Efficiency of threads number: We ran crawlers on c5.2xlarge ec2 model, and we can see drop on the efficiency growth on 50 threads. We didn't test the case with more than 50 threads, but it’s obvious that more threads may leads to trashing. We essentially chose around 30 threads, which balanced efficiency against trashing.
The mapreduce job of indexer finishes in 6 hours with a 10 node EMR cluster given 1.5 million crawled page. There are in total 400 million extracted words. The hive script is executed on a 10 nodes EMR cluster and it takes 15 hours to transfer the data into DynamoDB table with writing capacity of 3000. The bottleneck is the writing capacity. We tried to improve the writing capacity to over 10 thousands and overall time cost drops dramatically.
The total number of documents that we crawled is 1504289. To calculate the PageRank, we used 8 EC2 nodes (m3x2large) for MapReduce, and it took 1 hour and 15 minutes to finish the job. We chose 40 as the maximum number of iterations and the threshold of average error is 0.0000001. The following figure shows how total error changes with more iterations. As we can see the total error decrease rapidly, but to make sure PageRank converge (every page changes very little), we use the average error to test convergence.
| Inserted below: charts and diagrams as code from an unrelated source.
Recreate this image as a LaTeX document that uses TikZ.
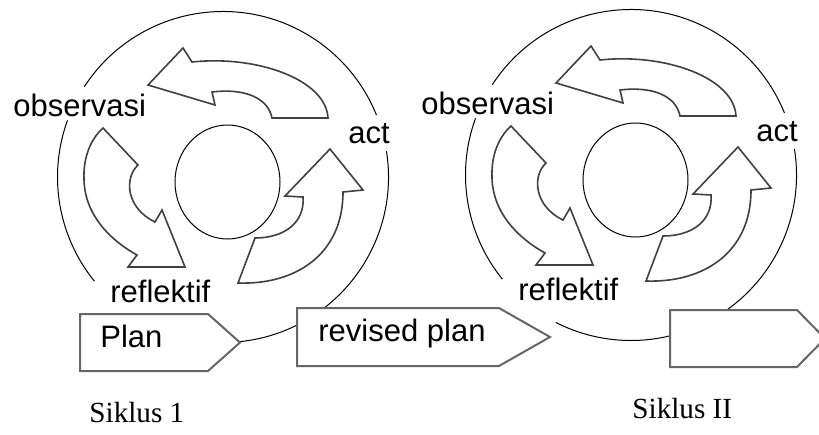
\documentclass[tikz,border=0pt]{standalone}
\usepackage{fontspec}
\setmainfont{Liberation Serif}
\setsansfont{Liberation Sans}

\begin{document}
\begin{tikzpicture}[x=0.5pt, y=-0.5pt,
    lbl/.style={font=\sffamily\fontsize{15.5}{18}\selectfont,
                inner sep=0pt, anchor=base west},
    sik/.style={font=\fontsize{14.6}{17}\selectfont,
                inner sep=0pt, anchor=base west},
    orbit/.style={draw, line width=0.5pt},
    swoop/.style={draw=black!75, fill=white, line width=0.8pt},
    tagbox/.style={draw=black!60, fill=white, line width=1pt}
  ]
  \useasboundingbox (0,0) rectangle (819,434);
  \clip (0,0) rectangle (819,434);

  \draw[orbit] (223,177) ++(141:165.5) arc[start angle=141, end angle=200, radius=165.5];
  \draw[orbit] (223,177) ++(213:165.5) arc[start angle=213, end angle=338, radius=165.5];
  \draw[orbit] (223,177) ++(351:165.5) arc[start angle=351, end angle=477, radius=165.5];
  \draw[orbit] (227.5,182) ellipse[x radius=52.5, y radius=57];

  \draw[swoop] (148,85) -- (183,48) -- (192,62)
    .. controls (258,55) and (326,80) .. (328,118) -- (272,118)
    .. controls (268,98) and (245,88) .. (212,92) -- (215,105) -- cycle;
  \draw[swoop] (103,128) -- (138,165)
    .. controls (124,178) and (126,208) .. (155,222) -- (162,210)
    -- (185,267) -- (128,267) -- (137,255)
    .. controls (110,240) and (85,215) .. (84,180)
    .. controls (83,155) and (92,138) .. (103,128) -- cycle;
  \draw[swoop] (330,149) -- (363,190) -- (343,192)
    .. controls (343,255) and (295,285) .. (238,283) -- (255,238)
    .. controls (285,238) and (305,222) .. (303,197) -- (285,196) -- cycle;

  \node[lbl] (obs1) at (13,116) {observasi};
  \node[lbl] (act1) at (348,143) {act};
  \node[lbl] (refl1) at (110,302) {reflektif};

  \begin{scope}[shift={(408,-2)}]
    \draw[orbit] (223,177) ++(141:165.5) arc[start angle=141, end angle=200, radius=165.5];
    \draw[orbit] (223,177) ++(213:165.5) arc[start angle=213, end angle=338, radius=165.5];
    \draw[orbit] (223,177) ++(351:165.5) arc[start angle=351, end angle=477, radius=165.5];
    \draw[orbit] (227.5,182) ellipse[x radius=52.5, y radius=57];

    \draw[swoop] (148,85) -- (183,48) -- (192,62)
      .. controls (258,55) and (326,80) .. (328,118) -- (272,118)
      .. controls (268,98) and (245,88) .. (212,92) -- (215,105) -- cycle;
    \draw[swoop] (103,128) -- (138,165)
      .. controls (124,178) and (126,208) .. (155,222) -- (162,210)
      -- (185,267) -- (128,267) -- (137,255)
      .. controls (110,240) and (85,215) .. (84,180)
      .. controls (83,155) and (92,138) .. (103,128) -- cycle;
    \draw[swoop] (330,149) -- (363,190) -- (343,192)
      .. controls (343,255) and (295,285) .. (238,283) -- (255,238)
      .. controls (285,238) and (305,222) .. (303,197) -- (285,196) -- cycle;

    \node[lbl] (obs2) at (13,116) {observasi};
    \node[lbl] (act2) at (348,143) {act};
    \node[lbl] (refl2) at (110,302) {reflektif};
  \end{scope}

  \draw[tagbox] (80,314) -- (208,314) -- (240,342.5) -- (208,371) -- (80,371) -- cycle;
  \node[lbl] (plan) at (100,347) {Plan};
  \draw[tagbox] (297,308) -- (499,308) -- (550,337) -- (499,366) -- (297,366) -- cycle;
  \node[lbl] (revplan) at (318,341) {revised plan};
  \draw[tagbox] (670,310) -- (797,310) -- (825,338.5) -- (797,367) -- (670,367) -- cycle;

  \node[sik] (sik1) at (89,422) {Siklus 1};
  \node[sik] (sik2) at (632,418) {Siklus II};
\end{tikzpicture}
\end{document}
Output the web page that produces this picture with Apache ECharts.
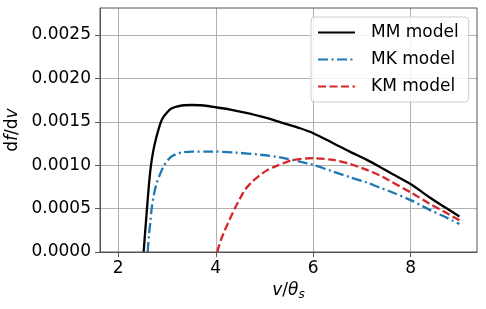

For Spark, we used 3 EC2 nodes (m3xlarge) and finished the job in 2.5 hours. It’s hard to say which is faster since the number of nodes and the type of nodes are different. However, Hadoop used two times better nodes and about 2.7 times more nodes, and used half of time that Spark took, so roughly speaking, Spark is more efficient that Hadoop.
After we received the request from the user, we processed the query, found the relevant values, calculated the total scores and ranked all the websites. By combining the tf values, urls of websites and pagerank scores to one table, the search time was shortened largely. For one word, the search time of ten thousands results is about 0.6s.